> Dataset excerpt
╔══

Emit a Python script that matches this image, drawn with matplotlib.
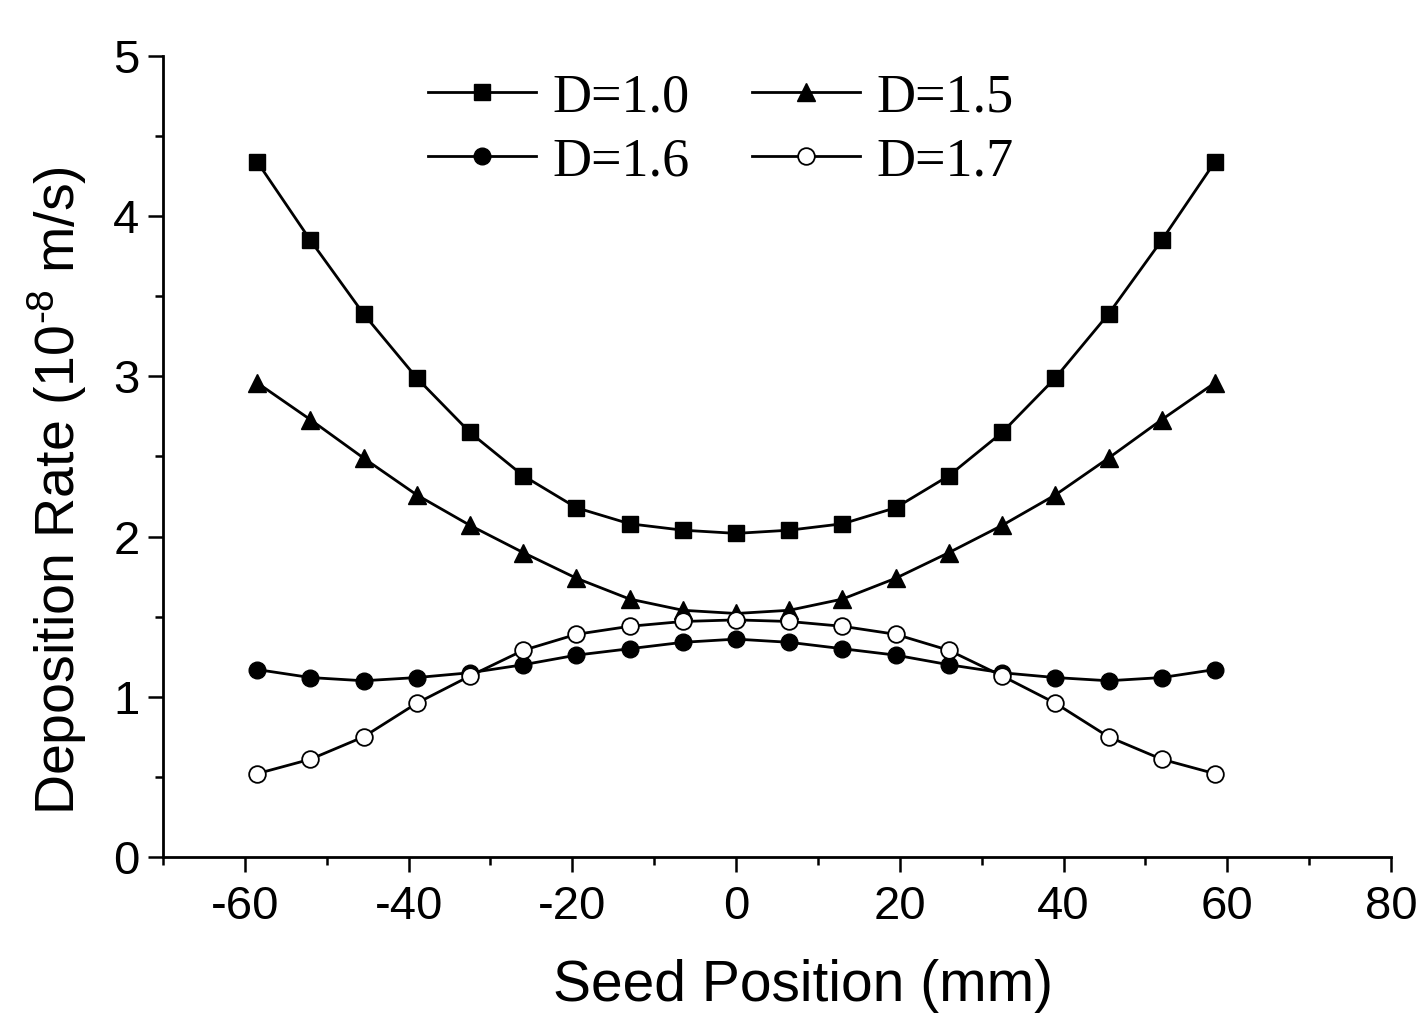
import numpy as np
import matplotlib
matplotlib.use("Agg")
import matplotlib.pyplot as plt
from matplotlib.ticker import MultipleLocator

plt.rcParams['axes.unicode_minus'] = False
plt.rcParams['mathtext.default'] = 'regular'
plt.rcParams['font.family'] = 'Liberation Sans'

# Seed positions (mm)
seed_pos = [-58.5, -52, -45.5, -39, -32.5, -26, -19.5, -13, -6.5, 0,
            6.5, 13, 19.5, 26, 32.5, 39, 45.5, 52, 58.5]

# Deposition rates (1e-8 m/s), symmetric about the center
half_10 = [4.34, 3.85, 3.39, 2.99, 2.65, 2.38, 2.18, 2.08, 2.04, 2.02]
half_15 = [2.96, 2.73, 2.49, 2.26, 2.07, 1.90, 1.74, 1.61, 1.54, 1.52]
half_16 = [1.17, 1.12, 1.10, 1.12, 1.15, 1.20, 1.26, 1.30, 1.34, 1.36]
half_17 = [0.52, 0.61, 0.75, 0.96, 1.13, 1.29, 1.39, 1.44, 1.47, 1.48]

rate_10 = half_10 + half_10[-2::-1]
rate_15 = half_15 + half_15[-2::-1]
rate_16 = half_16 + half_16[-2::-1]
rate_17 = half_17 + half_17[-2::-1]

fig = plt.figure(figsize=(14.24, 10.15), dpi=100)
ax = fig.add_axes([0.1145, 0.1557, 0.8623, 0.7891])

lw = 2
l10, = ax.plot(seed_pos, rate_10, color='black', lw=lw, marker='s', ms=11, label='D=1.0')
l15, = ax.plot(seed_pos, rate_15, color='black', lw=lw, marker='^', ms=13, label='D=1.5')
l16, = ax.plot(seed_pos, rate_16, color='black', lw=lw, marker='o', ms=12, label='D=1.6')
l17, = ax.plot(seed_pos, rate_17, color='black', lw=lw, marker='o', ms=12,
               markerfacecolor='white', markeredgewidth=1.3, label='D=1.7')

ax.set_xlim(-70, 80)
ax.set_ylim(0, 5)
ax.xaxis.set_major_locator(MultipleLocator(20))
ax.xaxis.set_minor_locator(MultipleLocator(10))
ax.yaxis.set_major_locator(MultipleLocator(1))
ax.yaxis.set_minor_locator(MultipleLocator(0.5))

for side in ['top', 'right']:
    ax.spines[side].set_visible(False)
for side in ['left', 'bottom']:
    ax.spines[side].set_linewidth(2)

ax.tick_params(which='major', direction='out', length=11, width=1.8,
               labelsize=34)
ax.tick_params(axis='x', which='major', pad=9)
ax.tick_params(axis='y', which='major', pad=6)
ax.tick_params(which='minor', direction='out', length=5.5, width=1.8)

ax.set_xlabel('Seed Position (mm)', fontsize=41)
ax.set_ylabel('Deposition Rate (10$^{\u20108}$ m/s)', fontsize=40)
ax.xaxis.set_label_coords(0.521, -0.128)
ax.yaxis.set_label_coords(-0.06, 0.457)

# order so that rows read D=1.0, D=1.5 / D=1.6, D=1.7
ax.legend([l10, l16, l15, l17], ['D=1.0', 'D=1.6', 'D=1.5', 'D=1.7'],
          ncol=2, loc='upper center', bbox_to_anchor=(0.454, 1.04),
          frameon=False, handlelength=2.0, columnspacing=1.15,
          handletextpad=0.3, labelspacing=0.25,
          prop={'family': 'Liberation Serif', 'size': 39})

fig.savefig('out.png', dpi=100)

╚══

Reproduce the material above verbatim; omit every picture.

> Response
Emit a Python script that matches this image, drawn with matplotlib.
import numpy as np
import matplotlib
matplotlib.use("Agg")
import matplotlib.pyplot as plt
from matplotlib.ticker import MultipleLocator

plt.rcParams['axes.unicode_minus'] = False
plt.rcParams['mathtext.default'] = 'regular'
plt.rcParams['font.family'] = 'Liberation Sans'

# Seed positions (mm)
seed_pos = [-58.5, -52, -45.5, -39, -32.5, -26, -19.5, -13, -6.5, 0,
            6.5, 13, 19.5, 26, 32.5, 39, 45.5, 52, 58.5]

# Deposition rates (1e-8 m/s), symmetric about the center
half_10 = [4.34, 3.85, 3.39, 2.99, 2.65, 2.38, 2.18, 2.08, 2.04, 2.02]
half_15 = [2.96, 2.73, 2.49, 2.26, 2.07, 1.90, 1.74, 1.61, 1.54, 1.52]
half_16 = [1.17, 1.12, 1.10, 1.12, 1.15, 1.20, 1.26, 1.30, 1.34, 1.36]
half_17 = [0.52, 0.61, 0.75, 0.96, 1.13, 1.29, 1.39, 1.44, 1.47, 1.48]

rate_10 = half_10 + half_10[-2::-1]
rate_15 = half_15 + half_15[-2::-1]
rate_16 = half_16 + half_16[-2::-1]
rate_17 = half_17 + half_17[-2::-1]

fig = plt.figure(figsize=(14.24, 10.15), dpi=100)
ax = fig.add_axes([0.1145, 0.1557, 0.8623, 0.7891])

lw = 2
l10, = ax.plot(seed_pos, rate_10, color='black', lw=lw, marker='s', ms=11, label='D=1.0')
l15, = ax.plot(seed_pos, rate_15, color='black', lw=lw, marker='^', ms=13, label='D=1.5')
l16, = ax.plot(seed_pos, rate_16, color='black', lw=lw, marker='o', ms=12, label='D=1.6')
l17, = ax.plot(seed_pos, rate_17, color='black', lw=lw, marker='o', ms=12,
               markerfacecolor='white', markeredgewidth=1.3, label='D=1.7')

ax.set_xlim(-70, 80)
ax.set_ylim(0, 5)
ax.xaxis.set_major_locator(MultipleLocator(20))
ax.xaxis.set_minor_locator(MultipleLocator(10))
ax.yaxis.set_major_locator(MultipleLocator(1))
ax.yaxis.set_minor_locator(MultipleLocator(0.5))

for side in ['top', 'right']:
    ax.spines[side].set_visible(False)
for side in ['left', 'bottom']:
    ax.spines[side].set_linewidth(2)

ax.tick_params(which='major', direction='out', length=11, width=1.8,
               labelsize=34)
ax.tick_params(axis='x', which='major', pad=9)
ax.tick_params(axis='y', which='major', pad=6)
ax.tick_params(which='minor', direction='out', length=5.5, width=1.8)

ax.set_xlabel('Seed Position (mm)', fontsize=41)
ax.set_ylabel('Deposition Rate (10$^{\u20108}$ m/s)', fontsize=40)
ax.xaxis.set_label_coords(0.521, -0.128)
ax.yaxis.set_label_coords(-0.06, 0.457)

# order so that rows read D=1.0, D=1.5 / D=1.6, D=1.7
ax.legend([l10, l16, l15, l17], ['D=1.0', 'D=1.6', 'D=1.5', 'D=1.7'],
          ncol=2, loc='upper center', bbox_to_anchor=(0.454, 1.04),
          frameon=False, handlelength=2.0, columnspacing=1.15,
          handletextpad=0.3, labelspacing=0.25,
          prop={'family': 'Liberation Serif', 'size': 39})

fig.savefig('out.png', dpi=100)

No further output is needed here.